Si au cours des dernières années le capital-investissement a connu un véritable essor et attrait auprès des investisseurs institutionnels et professionnels, le ralentissement sensible de la croissance depuis début 2020 risque de perdurer, voire d’être accentué par la crise sanitaire mondiale.

Le private equity a-t-il perdu de son attractivité?

Alternative intéressante pour une bonne diversification du portefeuille, le capital-investissement, en direct ou à travers des fonds, a convaincu les investisseurs institutionnels ou professionnels depuis de nombreuses années déjà. Il est vrai que cette classe d’actifs très privée a su faire parler d’elle, même si son accès par le grand public reste limité, pour ne pas dire impossible. Des entreprises bien établies se sont fait racheter par de grandes maisons de private equity essentiellement afin d’être restructurées, réorientées et rendues profitables, pour être revendues par la suite tout en générant une plus-value conséquente. D’autres fonds ont misé sur des start-up, surtout technologiques, dont certaines se sont révélées être de véritables licornes.

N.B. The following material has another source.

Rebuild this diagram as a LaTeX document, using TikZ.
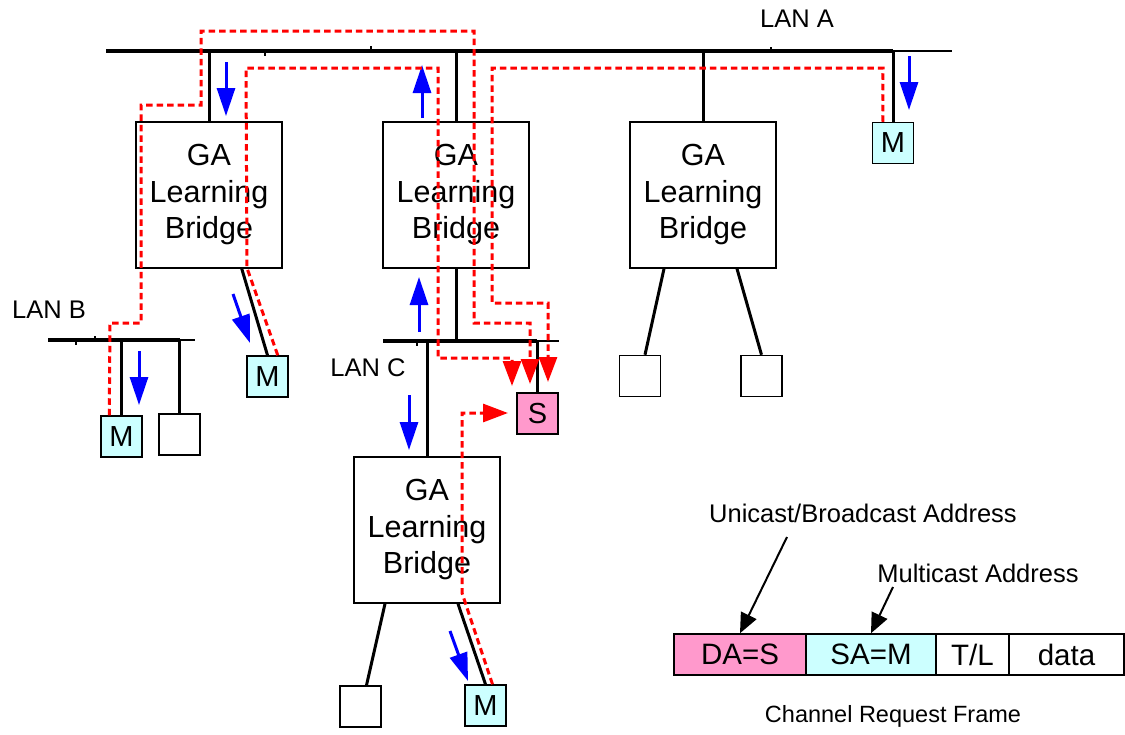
\documentclass[tikz,border=0pt]{standalone}
\usepackage{fontspec}
\setmainfont{Liberation Sans}
\usetikzlibrary{arrows.meta,calc}
\definecolor{mcyan}{HTML}{CCFFFF}
\definecolor{spink}{HTML}{FF99CC}
\begin{document}
\begin{tikzpicture}[x=1pt,y=-1pt,
  bridgebox/.style={draw, fill=white, line width=1.5pt, minimum width=146pt, minimum height=146pt, inner sep=0pt, align=center, font=\fontsize{30.5}{36.5}\selectfont},
  stationbox/.style={draw, line width=1.5pt, minimum size=41pt, inner sep=0pt, font=\fontsize{29}{30}\selectfont},
  cell/.style={draw, line width=1.5pt, minimum height=41pt, inner sep=0pt, font=\fontsize{29.5}{30}\selectfont},
  bus/.style={line width=4pt},
  busend/.style={line width=2.5pt},
  link/.style={line width=3pt},
  tick/.style={line width=1.5pt},
  flow/.style={blue, line width=3pt, -{Triangle[length=28pt,width=18pt]}},
  route/.style={red, line width=3pt, dash pattern=on 6.5pt off 4pt, -{Triangle[length=25pt,width=18pt]}},
  lanlabel/.style={font=\fontsize{25.5}{27}\selectfont},
  ptr/.style={line width=2pt, -{Triangle[length=20pt,width=17pt]}}
]
\useasboundingbox (0,0) rectangle (1125,734);

% LAN buses
\coordinate (lanAL) at (106,51);
\coordinate (lanAR) at (893,51);
\coordinate (lanAE) at (952,51);
\coordinate (lanBL) at (48,340);
\coordinate (lanBR) at (180,340);
\coordinate (lanBE) at (195,340);
\coordinate (lanCL) at (383,341);
\coordinate (lanCR) at (537,341);
\coordinate (lanCE) at (559,341);
\draw[bus] (lanAL) -- (lanAR);
\draw[busend] (lanAR) -- (lanAE);
\draw[bus] (lanBL) -- (lanBR);
\draw[busend] (lanBR) -- (lanBE);
\draw[bus] (lanCL) -- (lanCR);
\draw[busend] (lanCR) -- (lanCE);
\draw[tick] (265,51) -- (265,56);
\draw[tick] (371,51) -- (371,46);
\draw[tick] (771,51) -- (771,47);
\draw[tick] (76,340) -- (76,345);
\draw[tick] (95,340) -- (95,336);
\draw[tick] (417,341) -- (417,346);

\node[lanlabel] (la) at (797,19) {LAN A};
\node[lanlabel] (lb) at (49,310) {LAN B};
\node[lanlabel] (lc) at (368,368) {LAN C};

% bridges and stations
\node[bridgebox] (b1) at (209,195) {GA\\Learning\\Bridge};
\node[bridgebox] (b2) at (456,195) {GA\\Learning\\Bridge};
\node[bridgebox] (b3) at (703,195) {GA\\Learning\\Bridge};
\node[bridgebox] (b4) at (427,530) {GA\\Learning\\Bridge};
\node[stationbox, fill=mcyan] (mA) at (893,143) {M};
\node[stationbox, fill=mcyan] (m1) at (267.5,376.5) {M};
\node[stationbox, fill=mcyan] (mB) at (121.5,436.5) {M};
\node[stationbox] (eB) at (179.5,434.5) {};
\node[stationbox, fill=spink] (S) at (537.5,413.5) {S};
\node[stationbox] (e3l) at (640,376) {};
\node[stationbox] (e3r) at (761.5,376) {};
\node[stationbox] (e4l) at (360.5,706.5) {};
\node[stationbox, fill=mcyan] (m4) at (485.5,705.5) {M};

% links
\draw[link] (b1.north) -- (b1.north |- lanAL);
\draw[link] (b2.north) -- (b2.north |- lanAL);
\draw[link] (b3.north) -- (b3.north |- lanAL);
\draw[link] (mA.north) -- (mA.north |- lanAL);
\draw[link] ($(b1.south west)+(25,0)$) -- ($(b1.south west)+(25,0)$ |- lanBL);
\draw[link] (mB.north) -- (mB.north |- lanBL);
\draw[link] (eB.north) -- (eB.north |- lanBL);
\draw[link] ($(b1.south east)+(-41,0)$) -- (m1.north);
\draw[link] (b2.south) -- (b2.south |- lanCL);
\draw[link] (b4.north) -- (b4.north |- lanCL);
\draw[link] (S.north) -- (S.north |- lanCL);
\draw[link] ($(b3.south)+(-39,0)$) -- ($(e3l.north)+(5,0)$);
\draw[link] ($(b3.south)+(34,0)$) -- (e3r.north);
\draw[link] ($(b4.south)+(-42,0)$) -- ($(e4l.north)+(6,0)$);
\draw[link] ($(b4.south)+(31,0)$) -- (m4.north);

% blue flow arrows
\draw[flow] (226,62) -- (226,116);
\draw[flow] (422,118) -- (422,65);
\draw[flow] (909,56) -- (909,110);
\draw[flow] (139,351) -- (139,405);
\draw[flow] (233,294) -- (250,343);
\draw[flow] (419,332) -- (419,277);
\draw[flow] (409,395) -- (409,450);
\draw[flow] (450,631) -- (468,681);

% red routes
\draw[route] ($(mB.north west)+(9,0)$) -- (110,323) -- (141,323) -- (141,105) -- (201,105) -- (201,31) -- (474,31) -- (474,323) -- (530,323) -- (530,384);
\draw[route] ($(m1.north east)+(-11,0)$) -- (247,268) -- (246,68) -- (438,68) -- (438,358) -- (512,358) -- (512,386);
\draw[route] ($(mA.north west)+(11,0)$) -- (883,68) -- (492,68) -- (492,303) -- (548,303) -- (548,382);
\draw[route] ($(m4.north)+(7,0)$) -- (462,593) -- (462,413) -- (508,413);

% frame
\node[cell, fill=spink, minimum width=132pt] (da) at (740,654.5) {DA=S};
\node[cell, fill=mcyan, minimum width=130pt] (sa) at (871,654.5) {SA=M};
\node[cell, minimum width=73pt] (tl) at (972.5,654.5) {T/L};
\node[cell, minimum width=115pt] (dt) at (1066.5,654.5) {data};
\node[font=\fontsize{25.5}{27}\selectfont] (uc) at (863,513) {Unicast/Broadcast Address};
\node[font=\fontsize{25.5}{27}\selectfont] (mc) at (978,573) {Multicast Address};
\node[font=\fontsize{23.5}{25}\selectfont] (crf) at (893,716) {Channel Request Frame};
\coordinate (ucs) at (787,537);
\coordinate (mcs) at (893,587);
\draw[ptr] (ucs) -- (da.north);
\draw[ptr] (mcs) -- (sa.north);
\end{tikzpicture}
\end{document}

Toutefois, cette évolution semble connaître un sérieux coup de frein. Selon le Centre for management buy-out research (CMBOR)[1], le premier semestre 2020 a connu une régression de 39% des transactions en capital-investissement en Europe par rapport à la même période 2019. Le nombre total de 205 transactions est même inférieur au plus bas de 207 transactions en 2009. Au niveau de la valeur de ces transactions, la régression est moins sensible et se chiffre à quelque €41 milliards (-7%).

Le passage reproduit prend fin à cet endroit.